(Plotting code records)
>>>>

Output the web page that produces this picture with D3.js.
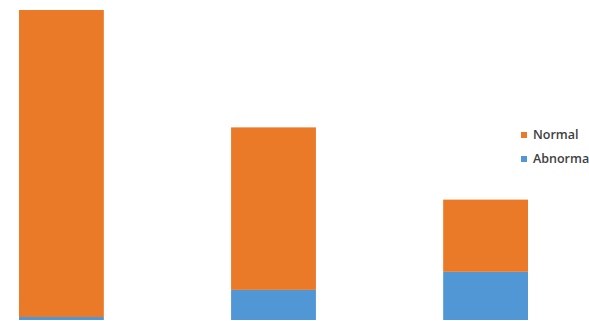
<!DOCTYPE html>
<html>
<head>
<meta charset="utf-8">
<script src="https://cdn.jsdelivr.net/npm/d3@7"></script>
<style>
  html, body { margin: 0; padding: 0; background: #fff; overflow: hidden; }
  svg { display: block; }
</style>
</head>
<body>
<svg id="chart" width="589" height="321"></svg>
<script>
// Stacked counts per group: Abnormal at the bottom, Normal on top
const groups = ["A", "B", "C"];
const normal = [102, 54, 24];
const abnormal = [1, 10, 16];
const seriesNames = ["Normal", "Abnormal"];
const seriesColors = ["#EB7A28", "#5197D6"];

const svg = d3.select("#chart");

const x = d3.scaleBand()
  .domain(groups)
  .range([19, 528])
  .paddingInner(0.6)
  .paddingOuter(0);

const y = d3.scaleLinear()
  .domain([0, 103])
  .range([320, 10]);

const rows = groups.map((g, i) => ({ group: g, Abnormal: abnormal[i], Normal: normal[i] }));
const layers = d3.stack().keys(["Abnormal", "Normal"])(rows);
const color = d3.scaleOrdinal().domain(seriesNames).range(seriesColors);

svg.append("g")
  .selectAll("g")
  .data(layers)
  .join("g")
  .attr("fill", d => color(d.key))
  .selectAll("rect")
  .data(d => d)
  .join("rect")
  .attr("x", d => x(d.data.group))
  .attr("width", x.bandwidth())
  .attr("y", d => y(d[1]))
  .attr("height", d => y(d[0]) - y(d[1]));

// Legend
const legend = svg.append("g").attr("transform", "translate(521,131)");
const item = legend.selectAll("g")
  .data(seriesNames)
  .join("g")
  .attr("transform", (d, i) => `translate(0,${i * 24})`);

item.append("rect")
  .attr("width", 6)
  .attr("height", 6)
  .attr("y", 1)
  .attr("fill", d => color(d));

item.append("text")
  .attr("x", 12)
  .attr("y", 8)
  .attr("font-family", "'Open Sans', 'Liberation Sans', sans-serif")
  .attr("font-size", 12.5)
  .attr("font-weight", 600)
  .attr("fill", "#404040")
  .text(d => d);
</script>
</body>
</html>
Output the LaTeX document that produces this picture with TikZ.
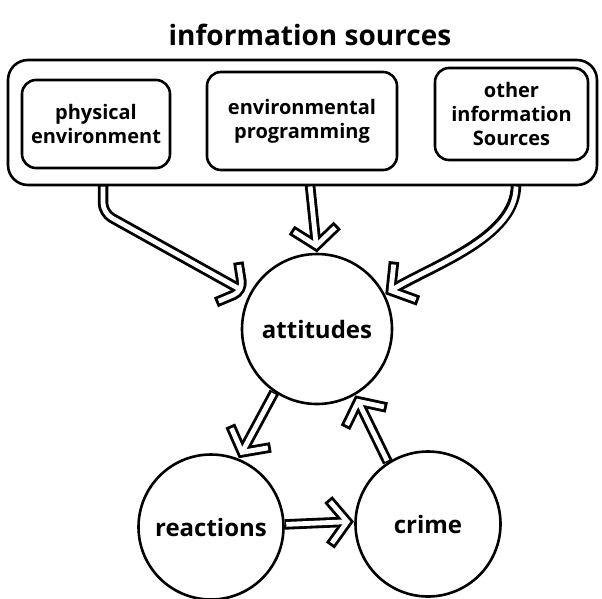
\documentclass[tikz,border=0pt]{standalone}
\usepackage{fontspec}
\setmainfont{Open Sans}
\usetikzlibrary{decorations.markings}

\tikzset{
	pen/.style={draw, line width=2.6pt},
	srcbox/.style={pen, rounded corners=14pt, align=center, inner sep=0pt,
		font=\fontsize{20}{24}\selectfont\bfseries},
	blob/.style={pen, circle, inner sep=0pt, font=\fontsize{24}{28}\selectfont\bfseries},
	% hollow hand-drawn arrow: black pass, then white pass
	flow/.style={line width=10.5pt, shorten >=7pt,
		postaction={decorate, decoration={markings, mark=at position 1 with
			{\draw[line width=10.5pt, shorten >=0pt, shorten <=0pt, line join=miter]
				(-25pt,-23pt) -- (-7pt,0pt) -- (-25pt,23pt);}}},
		postaction={draw=white, line width=4.8pt, shorten >=8.5pt, shorten <=1.5pt},
		postaction={decorate, decoration={markings, mark=at position 1 with
			{\draw[white, line width=4.8pt, shorten >=0pt, shorten <=0pt, line join=miter]
				(-23.2pt,-20.7pt) -- (-7pt,0pt) -- (-23.2pt,20.7pt);}}}},
}

\begin{document}
\begin{tikzpicture}[x=1pt, y=1pt]
	\useasboundingbox (0,0) rectangle (602,-598);
	\node (title) at (310,-35) {\fontsize{28}{32}\selectfont\bfseries information sources};
	\node (info) at (302.5,-122.5) [pen, rounded corners=20pt, minimum width=589pt, minimum height=125pt] {};
		\node (phys) at (96,-124) [srcbox, minimum width=148pt, minimum height=88pt] {physical\\environment};
		\node (prog) at (302,-121) [srcbox, minimum width=190pt, minimum height=98pt] {environmental\\programming};
		\node (other) at (511.5,-114) [srcbox, minimum width=153pt, minimum height=92pt] {other\\information\\Sources};
	\coordinate (s1) at (103,-185);
	\coordinate (s2) at (310,-185);
	\coordinate (s3) at (516,-185);
			\node (att) at (317,-329) [blob, minimum size=150pt] {attitudes};
			\node (react) at (211,-527) [blob, minimum size=145pt] {reactions};
			\node (crime) at (428,-524) [blob, minimum size=145pt] {crime};
	\draw[flow, rounded corners=10pt] (s1) -- ++(0,-28) -- (att.153);
	\draw[flow] (s2) -- (att.north);
	\draw[flow] (s3) to[out=-90, in=32, looseness=0.8] (att.27);
	\draw[flow] (att.236) -- (react.68);
	\draw[flow] (crime.123) -- (att.300);
	\draw[flow] (react.2) -- (crime.178);
\end{tikzpicture}
\end{document}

<<<<

### Exercise requirements
Identify and copy all lines with the word "Output".

### Correct answer
Output the web page that produces this picture with D3.js.
Output the LaTeX document that produces this picture with TikZ.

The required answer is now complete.